The Yankees 6-5 loss to the Rangers was both a parade of pitchers and a comedy of errors, and often both at the same time.
Ron Washington got an early start on his record setting chess match with Joe Girardi when he was forced to pull CJ Wilson after three difficult innings in which the lefty threw 76 pitches. Determined to make up for his delayed start, Girardi prematurely lifted his starter when he inexplicably called to the bullpen after Javier Vazquez surrendered an infield single to lead off the sixth inning. Vazquez, who had only thrown 88 pitches to that point, was visibly upset in the dugout after the quick hook, and expressed those feelings during his post game interview.
Considering how strong the Yankees bullpen has been, you can’t blame Girardi for being quick with his hook, but in this case, Vazquez didn’t warrant removal from the game. Making matters worse, Girardi then proceeded to rip through his bullpen, burning one pitcher after another until eventually a tie game was placed in the hands of Chad Gaudin. Only Joba Chamberlain, who was a curious choice to pitch the eighth inning, needed more 13 pitches to get through an inning, but for some reason, Girardi felt the need to shuffle through the entire pitching staff. Ironically, the only pitcher that Girardi decided to extend was Mariano Rivera, a decision that directly contradicted his stated desire to avoid using his 40-year old closer for more than one inning.

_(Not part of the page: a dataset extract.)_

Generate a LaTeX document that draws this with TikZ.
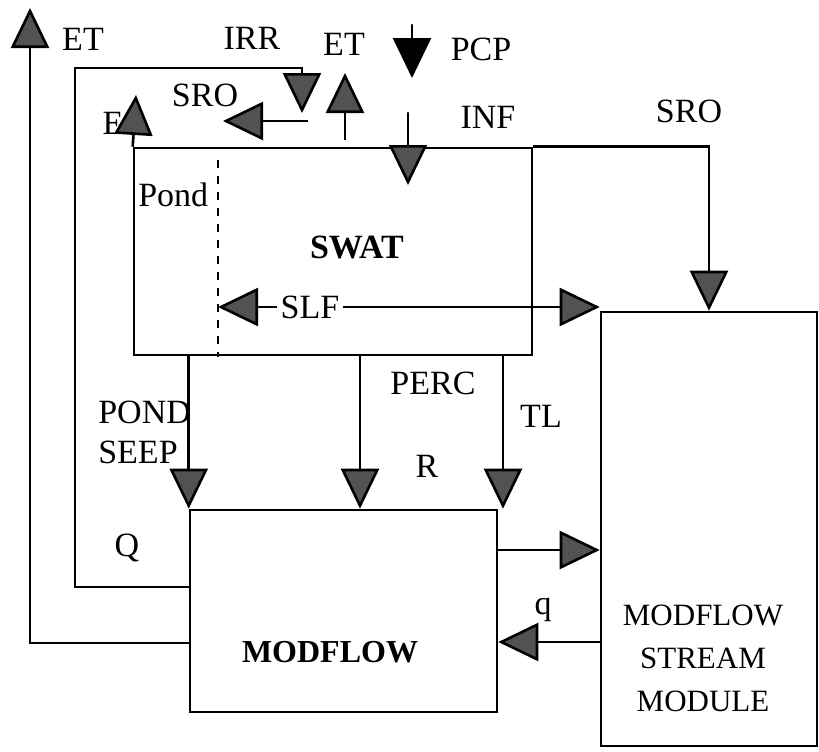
\documentclass[tikz,border=0pt]{standalone}
\usepackage{fontspec}
\setmainfont{Liberation Serif}
\usepackage{tikz}
\usetikzlibrary{arrows.meta}
\definecolor{headgray}{gray}{0.32}
\tikzstyle{box}=[draw,rectangle,inner sep=0pt]
\tikzstyle{flow}=[-{Triangle[length=20pt,width=19pt,fill=headgray]}]

\begin{document}
\begin{tikzpicture}[x=0.5pt, y=-0.5pt, line width=1.3pt, line join=miter, font=\fontsize{17}{20}\selectfont]
\useasboundingbox (0,0) rectangle (819,751);
  % the three models
  \node[box, minimum width=199pt, minimum height=103.5pt] (swat) at (333,251.5) {};
  \node[box, minimum width=153.5pt, minimum height=101pt] (modflow) at (343.5,611) {};
  \node[box, minimum width=108pt, minimum height=217pt] (stream) at (709,529) {};
  \node[font=\fontsize{17}{20}\selectfont\bfseries] (swat-txt) at (357,247) {SWAT};
  \node[font=\fontsize{16}{20}\selectfont\bfseries] (modflow-txt) at (330,652) {MODFLOW};
  \node[align=center, font=\fontsize{15.5}{21.5}\selectfont] (stream-txt) at (703,658)
    {MODFLOW\\STREAM\\MODULE};
  % flux labels
  \foreach \place/\name/\txt in {{(83,39)/et-l/ET},
                                 {(252,38)/irr/IRR},
                                 {(344,44)/et-m/ET},
                                 {(481,49)/pcp/PCP},
                                 {(205,95)/sro-l/SRO},
                                 {(113,123)/e/E},
                                 {(488,117)/inf/INF},
                                 {(689,111)/sro-r/SRO},
                                 {(310,307)/slf/SLF},
                                 {(433,383)/perc-txt/PERC},
                                 {(427,466)/r/R},
                                 {(541,416)/tl-txt/TL},
                                 {(127,548)/q-big/Q},
                                 {(543,610)/q-small/q}}
    \node[inner sep=1pt] (\name) at \place {\txt};
  \node[anchor=west, inner sep=0pt] (pond) at (137,195) {Pond};
  \node[anchor=west, align=left, inner sep=0pt] (seep) at (97,432) {POND\\SEEP};
  % free ends
  \coordinate (et-tip) at (30,8);
  \coordinate (irr-left) at (75,68);
  \coordinate (irr-tip) at (302,113);
  \coordinate (etm-base) at (345,140);
  \coordinate (etm-tip) at (345,73);
  \coordinate (pcp-top) at (412,25);
  \coordinate (pcp-tip) at (412,78);
  \coordinate (inf-top) at (408,113);
  \coordinate (inf-tip) at (408,185);
  \coordinate (sro-start) at (308,121);
  \coordinate (sro-tip) at (223,121);
  \coordinate (e-tip) at (136,95);
  \coordinate (pond-top) at (218,160);
  \coordinate (pond-bot) at (218,357);
  \coordinate (perc) at (360,0);
  \coordinate (tl) at (503,0);
  \coordinate (q-line) at (0,587);
  \coordinate (et-line) at (0,643);
  \coordinate (mf-line) at (0,550);
  \coordinate (qs-line) at (0,642);
  % connectors
  \draw[dash pattern=on 4pt off 4pt] (pond-top) -- (pond-bot);
  \draw[flow] (modflow.west |- et-line) -| (et-tip);
  \draw[flow] (modflow.west |- q-line) -| (irr-left) -| (irr-tip);
  \draw[flow] (etm-base) -- (etm-tip);
  \draw[-{Triangle[length=20pt,width=19pt,fill=black]}, line cap=round] (pcp-top) -- (pcp-tip);
  \draw[flow, line cap=round] (inf-top) -- (inf-tip);
  \draw[flow] (sro-start) -- (sro-tip);
  \draw[flow] (swat.north west) -- (e-tip);
  \draw[flow] (swat.north east) -| (stream.north);
  \draw[flow] (slf.west) -- (slf.west -| pond-top);
  \draw[flow] (slf.east) -- (slf.east -| stream.west);
  \draw[flow] (modflow.north west |- swat.south) -- (modflow.north west);
  \draw[flow] (swat.south -| perc) -- (modflow.north -| perc);
  \draw[flow] (swat.south -| tl) -- (modflow.north -| tl);
  \draw[flow] (modflow.east |- mf-line) -- (stream.west |- mf-line);
  \draw[flow] (stream.west |- qs-line) -- (modflow.east |- qs-line);
\end{tikzpicture}
\end{document}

The most curious pitching decision was the use of Phil Hughes for only one inning. On what was essentially the fifth day after and before his last and next start, respectively, Hughes was set up perfectly to give the Yankees two or three innings. Had Girardi leveraged this opportunity, it could have both limited the strain on Rivera and avoided the need to use Gaudin. Furthermore, the longer stint could have helped ensure that Hughes would not be rusty in his next start against the Rays.
Of course, the bullpen’s over exposure was made possible by the hanging slider that Chamberlain threw to Nelson Cruz. Despite pitching better of late, Chamberlain has still struggled in the “eighth inning”, posting a 5.50 ERA in the all important frame.

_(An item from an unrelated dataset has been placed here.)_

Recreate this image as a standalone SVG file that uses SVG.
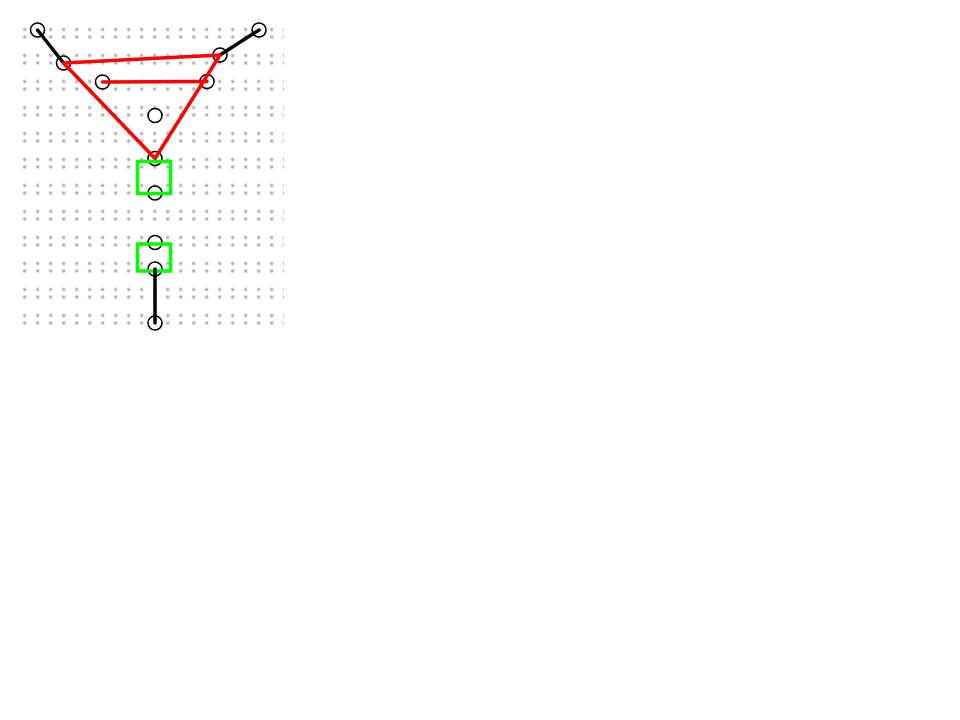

Then again, maybe it is unfair to look for a scapegoat from amid a bullpen that surrendered only two runs over seven innings. After all, had the Yankees been able to score just one more of the 18 runners left on base, there wouldn’t have been such a small margin for error.
Sometimes a team leaves a lot of men on base by misfortune, and sometimes they do so for good reason. Last night, leaned more toward the latter, and once again, Girardi’s maneuvering played a role. In particular, replacing Nick Swisher and Marcus Thames for pinch runners, both of whom remained anchored at the base they came on to occupy, were short sighted moves that resulted in a depleted lineup. Then, when the team did get an unexpected contribution, like Chad Moeller’s leadoff double in the 12th, Girardi had Gardner give away an out with a bunt. Even though Gardner left eight men on base in the game, he had been hitting well over the last week, so setting the inning up for the epically struggling Derek Jeter and rookie Colin Curtis was head scratching to say the least.
The final snapshot from the game was a Chad Gaudin fastball that lit up the eyes of Cruz before lighting up the scoreboard, but the game was lost in so many ways beforehand. Another awful night of umpiring also played a role, but it almost seems like whining to bring that up on a night in which the Yankees, players and manager alike, performed so poorly.
After watching a game like last night’s, it doesn’t seem likely that the Yankees will be able to hold on to the division, especially considering the relative strength of their schedule compared to the Rays’ . As a result, the Yankees could find themselves back in Texas opening up the ALDS, the tone for which could very well be established by the final two games of this series.